What is permafrost and why is it important?

Permafrost forms the foundation of Arctic ecosystems and the settlements of humans who live on it. When the permafrost thaws, the soil loses its load bearing capacity, as a result, the organic carbon stored in the frozen soil decomposes more easily into greenhouse gases, such as CO2 and methane, which contribute to global warming. The release of greenhouse gases through permafrost thaw causes what is known as a ‘positive feedback loop,’ which is a self-reinforcing process.

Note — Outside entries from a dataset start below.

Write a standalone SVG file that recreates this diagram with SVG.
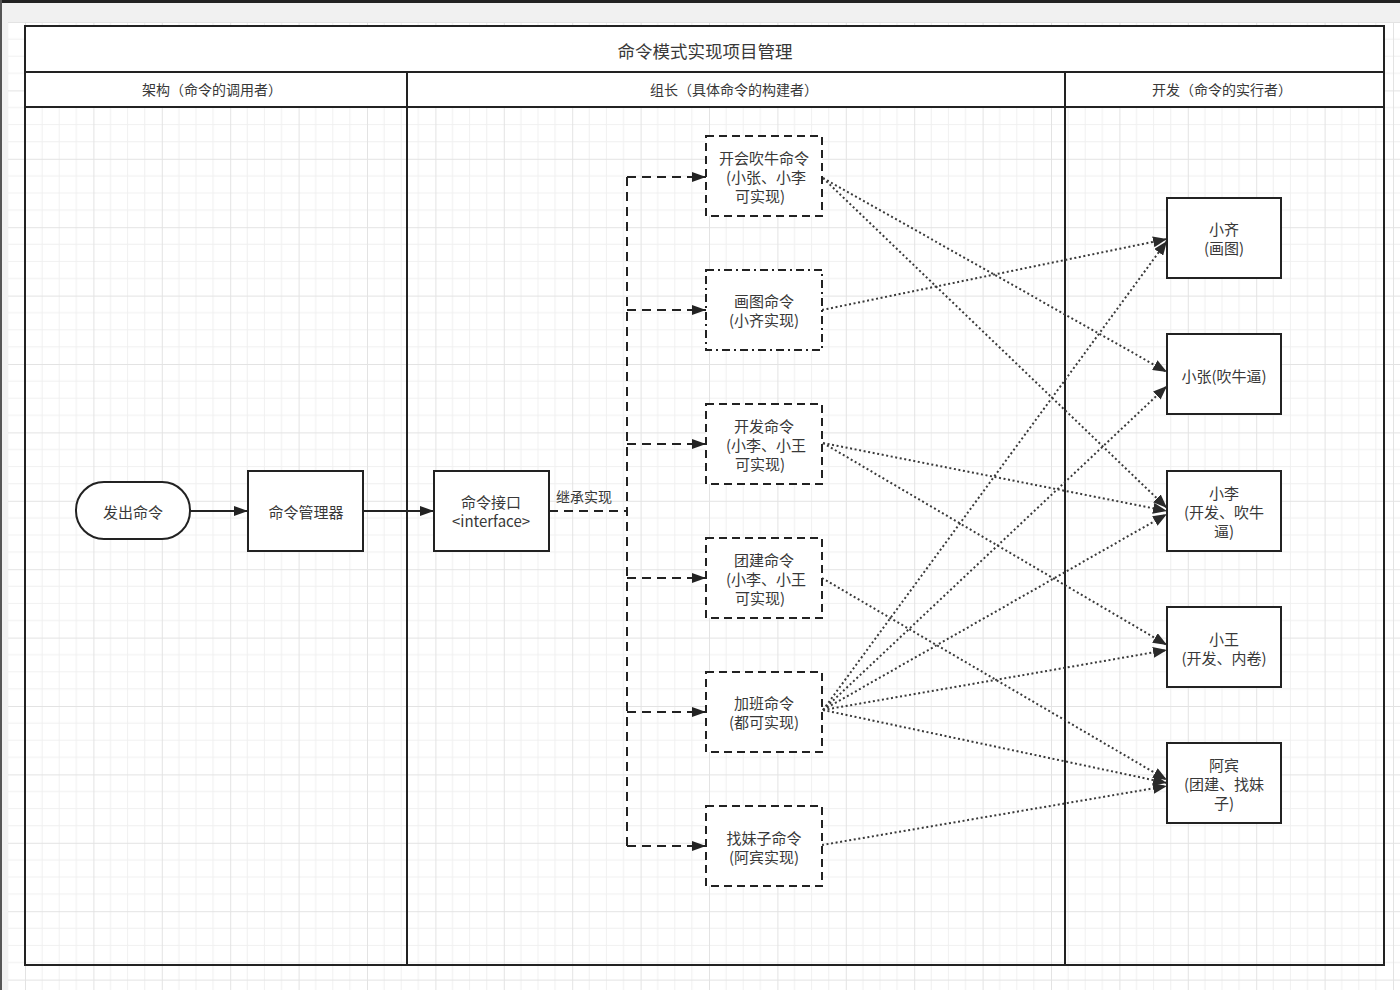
<svg xmlns="http://www.w3.org/2000/svg" width="1400" height="990" viewBox="0 0 1400 990">
<style>
.t{font-family:"Noto Sans CJK SC","Liberation Sans",sans-serif;font-size:15px;fill:#383838;text-anchor:middle;dominant-baseline:central}
.h{font-size:14px}
.ti{font-size:17.5px}
.box{fill:#fff;stroke:#222;stroke-width:2}
.dbox{fill:#fff;stroke:#222;stroke-width:2;stroke-dasharray:8 5}
.ddbox{fill:#fff;stroke:#222;stroke-width:2;stroke-dasharray:8 4 2 4}
.frame{fill:none;stroke:#222;stroke-width:2}
.solid{fill:none;stroke:#222;stroke-width:2}
.dash{fill:none;stroke:#222;stroke-width:2;stroke-dasharray:9 6}
.dot{fill:none;stroke:#3a3a3a;stroke-width:2;stroke-dasharray:2 2.6}
</style>
<defs>
<pattern id="grid" x="25" y="22" width="68.4" height="68.4" patternUnits="userSpaceOnUse">
<path d="M17.1 0V68.4M34.2 0V68.4M51.3 0V68.4M0 17.1H68.4M0 34.2H68.4M0 51.3H68.4" stroke="#f0f0f0" stroke-width="1" fill="none"/>
<path d="M0.5 0V68.4M0 0.5H68.4" stroke="#e3e3e3" stroke-width="1" fill="none"/>
</pattern>
<marker id="arr" viewBox="0 0 14 10" refX="14" refY="5" markerWidth="14" markerHeight="10" orient="auto" markerUnits="userSpaceOnUse">
<path d="M0,0 L14,5 L0,10 Z" fill="#222"/>
</marker>
<marker id="arrd" viewBox="0 0 14 11" refX="14" refY="5.5" markerWidth="14" markerHeight="11" orient="auto" markerUnits="userSpaceOnUse">
<path d="M0,0 L14,5.5 L0,11 Z" fill="#2a2a2a"/>
</marker>
</defs>
<rect x="0" y="0" width="1400" height="990" fill="#f1f1f1"/>
<rect x="8" y="22" width="1392" height="968" fill="#fff"/>
<rect x="8" y="22" width="1392" height="968" fill="url(#grid)"/>
<rect x="0" y="0" width="1400" height="3" fill="#222"/>
<rect x="0" y="0" width="2" height="990" fill="#555"/>

<g id="pool">
<rect x="25" y="26" width="1359" height="81" fill="#fff"/>
<rect x="25" y="26" width="1359" height="939" class="frame"/>
<line x1="25" y1="72" x2="1384" y2="72" class="frame"/>
<line x1="25" y1="107" x2="1384" y2="107" class="frame"/>
<line x1="407" y1="72" x2="407" y2="965" class="frame"/>
<line x1="1065" y1="72" x2="1065" y2="965" class="frame"/>
<text x="705" y="50" class="t ti">命令模式实现项目管理</text>
<text x="212" y="89" class="t h">架构（命令的调用者）</text>
<text x="734" y="89" class="t h">组长（具体命令的构建者）</text>
<text x="1222" y="89" class="t h">开发（命令的实行者）</text>
</g>

<g id="connectors">
<line x1="190" y1="511" x2="248" y2="511" class="solid" marker-end="url(#arr)"/>
<line x1="363" y1="511" x2="434" y2="511" class="solid" marker-end="url(#arr)"/>
<path d="M549 511H627" class="dash"/>
<path d="M627 177V846" class="dash"/>
<path d="M627 177H706" class="dash" marker-end="url(#arr)"/>
<path d="M627 310H706" class="dash" marker-end="url(#arr)"/>
<path d="M627 444H706" class="dash" marker-end="url(#arr)"/>
<path d="M627 578H706" class="dash" marker-end="url(#arr)"/>
<path d="M627 712H706" class="dash" marker-end="url(#arr)"/>
<path d="M627 846H706" class="dash" marker-end="url(#arr)"/>
<text x="584" y="496" class="t h">继承实现</text>

<line x1="823" y1="178" x2="1167" y2="372" class="dot" marker-end="url(#arrd)"/>
<line x1="823" y1="178" x2="1167" y2="508" class="dot" marker-end="url(#arrd)"/>
<line x1="822" y1="310" x2="1167" y2="239" class="dot" marker-end="url(#arrd)"/>
<line x1="823" y1="443" x2="1167" y2="511" class="dot" marker-end="url(#arrd)"/>
<line x1="823" y1="443" x2="1167" y2="645" class="dot" marker-end="url(#arrd)"/>
<line x1="822" y1="578" x2="1167" y2="780" class="dot" marker-end="url(#arrd)"/>
<line x1="823" y1="710" x2="1167" y2="241" class="dot" marker-end="url(#arrd)"/>
<line x1="823" y1="710" x2="1167" y2="386" class="dot" marker-end="url(#arrd)"/>
<line x1="823" y1="710" x2="1167" y2="514" class="dot" marker-end="url(#arrd)"/>
<line x1="823" y1="710" x2="1167" y2="650" class="dot" marker-end="url(#arrd)"/>
<line x1="823" y1="710" x2="1167" y2="783" class="dot" marker-end="url(#arrd)"/>
<line x1="822" y1="845" x2="1167" y2="786" class="dot" marker-end="url(#arrd)"/>
</g>

<g id="n-issue">
<rect x="76" y="482" width="114" height="57" rx="28" class="box"/>
<text x="133" y="511" class="t">发出命令</text>
</g>
<g id="n-manager">
<rect x="248" y="471" width="115" height="80" class="box"/>
<text x="306" y="511" class="t">命令管理器</text>
</g>
<g id="n-interface">
<rect x="434" y="471" width="115" height="80" class="box"/>
<text x="491" y="501" class="t">命令接口</text>
<text x="491" y="520" class="t">&lt;interface&gt;</text>
</g>

<g id="c-meeting">
<rect x="706" y="136" width="116" height="80" class="dbox"/>
<text x="764" y="157" class="t">开会吹牛命令</text>
<text x="766" y="176" class="t">(小张、小李</text>
<text x="760" y="195" class="t">可实现)</text>
</g>
<g id="c-draw">
<rect x="706" y="270" width="116" height="80" class="ddbox"/>
<text x="764" y="300" class="t">画图命令</text>
<text x="764" y="319" class="t">(小齐实现)</text>
</g>
<g id="c-dev">
<rect x="706" y="404" width="116" height="80" class="dbox"/>
<text x="764" y="425" class="t">开发命令</text>
<text x="766" y="444" class="t">(小李、小王</text>
<text x="760" y="463" class="t">可实现)</text>
</g>
<g id="c-team">
<rect x="706" y="538" width="116" height="80" class="dbox"/>
<text x="764" y="559" class="t">团建命令</text>
<text x="766" y="578" class="t">(小李、小王</text>
<text x="760" y="597" class="t">可实现)</text>
</g>
<g id="c-overtime">
<rect x="706" y="672" width="116" height="80" class="dbox"/>
<text x="764" y="702.5" class="t">加班命令</text>
<text x="764" y="721.5" class="t">(都可实现)</text>
</g>
<g id="c-date">
<rect x="706" y="806" width="116" height="80" class="dbox"/>
<text x="764" y="837" class="t">找妹子命令</text>
<text x="764" y="856" class="t">(阿宾实现)</text>
</g>

<g id="d-qi">
<rect x="1167" y="198" width="114" height="80" class="box"/>
<text x="1224" y="228.5" class="t">小齐</text>
<text x="1224" y="247.5" class="t">(画图)</text>
</g>
<g id="d-zhang">
<rect x="1167" y="334" width="114" height="80" class="box"/>
<text x="1224" y="375" class="t">小张(吹牛逼)</text>
</g>
<g id="d-li">
<rect x="1167" y="471" width="114" height="80" class="box"/>
<text x="1224" y="492" class="t">小李</text>
<text x="1224" y="511" class="t">(开发、吹牛</text>
<text x="1224" y="530" class="t">逼)</text>
</g>
<g id="d-wang">
<rect x="1167" y="607" width="114" height="80" class="box"/>
<text x="1224" y="638" class="t">小王</text>
<text x="1224" y="657" class="t">(开发、内卷)</text>
</g>
<g id="d-bin">
<rect x="1167" y="743" width="114" height="80" class="box"/>
<text x="1224" y="764.5" class="t">阿宾</text>
<text x="1224" y="783.5" class="t">(团建、找妹</text>
<text x="1224" y="802.5" class="t">子)</text>
</g>
</svg>
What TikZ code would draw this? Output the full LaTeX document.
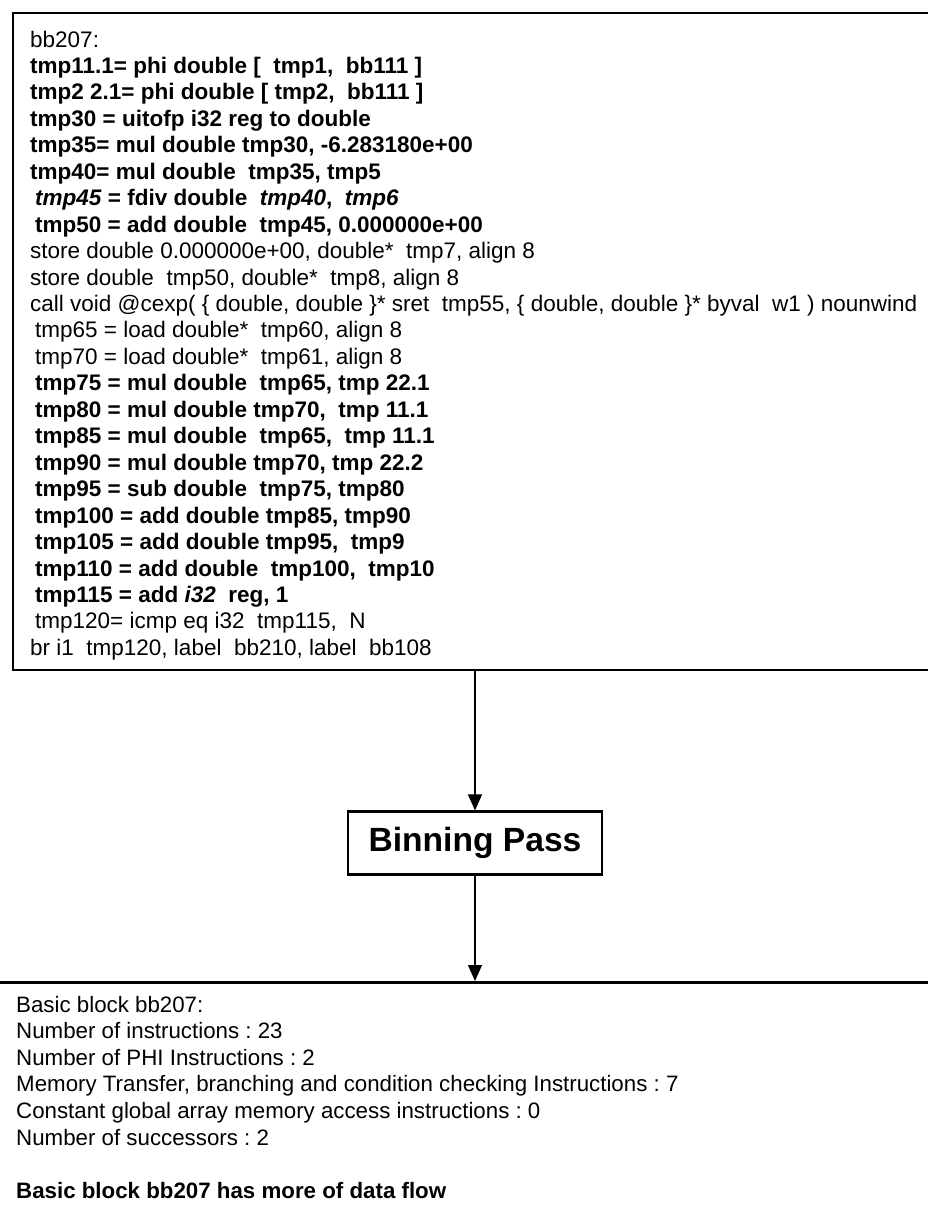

Furthermore, in addition to the temperature, the precipitation in the Arctic region is also escalating. In winter, this has a negative impact on the permafrost. A thicker layer of snow in winter has an insulating impact and protects the permafrost from extremely cold air, so it does not cool as much. But little was known about the effect of precipitation in summer.

Permafrost
A crumbling permafrost bank on the shores of a lake reveals man-sized ice structures hidden in the frozen ground. The dark colour of the soil is due to the presence of organic material such as decomposed plant remains.
Photo: Rúna Magnússon

How were the effects of precipitation in summer studied?

Scientists from the Plant Ecology and Nature Conservation chair group of WUR carried out an irrigation experiment on the Northeast Siberian tundra to investigate the impact of extreme summer precipitation on permafrost.

PhD candidate Rúna Magnússon selected 20 monitoring sites and utilised sprinklers to give half the sites additional water. The experiment simulated the effects of an extremely wet summer. The sites were monitored for several years for permafrost thaw depth and other soil and vegetation characteristics.

From this experiment, it was discovered that, on average the permafrost thawed 35% faster in the irrigated sites, leaving a larger amount of soil susceptible to the decomposition of soil carbon into greenhouse gas.

Furthermore, an important finding was that the impact of an extremely wet summer lasted for several years; even two years after the sprinkler test, the permafrost under the irrigated sites was still thawing faster.

Additional model analysis in cooperation with researchers from Stockholm University revealed that permafrost thaws particularly rapidly during periods of combined high rainfall and high air temperatures.

“We were not surprised that the permafrost thawed to a greater depth during wet summers, but that the effect would be so extreme and last for several years was really unexpected,” explained Magnusson.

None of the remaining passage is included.